Monday, 3 August 2009

What it really takes to Innovate?

One of the biggest barriers to organisations innovating, especially SME’s is the widespread misuse of the word innovation and its application by companies who can’t really define it.

Because of this, innovation is normally used by said companies to describe something that they are doing that in their mind sets them apart from their competitors. The truth is they are more likely to just be doing something different or doing the same thing in a slightly different way. The dictionary perpetuates this by seeming to back up the notion that all you have to do is something different to be innovative.

in·no·va·tion

‘The act of introducing something new’

Whether their new thing is different or useful or different and useful is the part that needs clarification before branding it innovative. The truth is that a modern day commercial ‘innovation’ must be something new that has value to the creator and the user. For that to happen the ‘innovation’ must be relevant to the person/group it is being applied to or for and cannot purely be in the eye of the beholder.

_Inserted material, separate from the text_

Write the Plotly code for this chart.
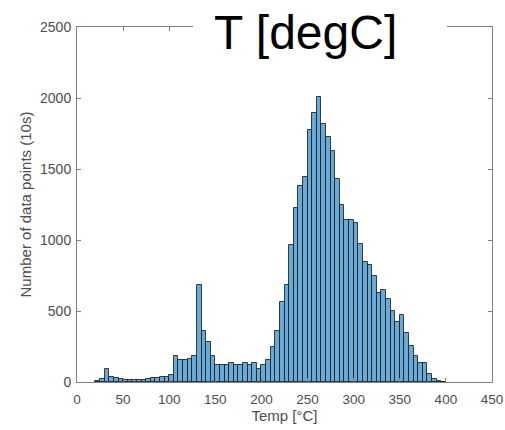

'The road to innovation' is very rarely as short a journey as an ‘aha’ moment anymore and indeed requires nurturing and planning. Innovation in the modern sense is now more of a buy-product of lots of complementary initiatives. Just like a prize winning marrow needs a greenhouse of light, heat, water, humidity and nutrients the road to sustainable innovation requires organisations to consider similar holistic approaches that address their strategy, people, culture, environment, creativity, leadership and so on.

When all these things are considered and ‘switched on’ a company can hand on heart claim to be on a meaningful journey and maybe, just maybe something innovative will happen along the way...

1 comment:

  1. Forgot to add this in to 'What it really takes to Innovate'but this was the reason for writing it...

    It seems that everywhere we turn at the moment the word ‘Innovation’ is being used as the solution to our economic situation. However, merely throwing the word round as if it’s some kind of magic fairy dust that once sprinkled yields instant results isn’t enough. I wonder if most organisations and company owners really understand what it really takes to innovate.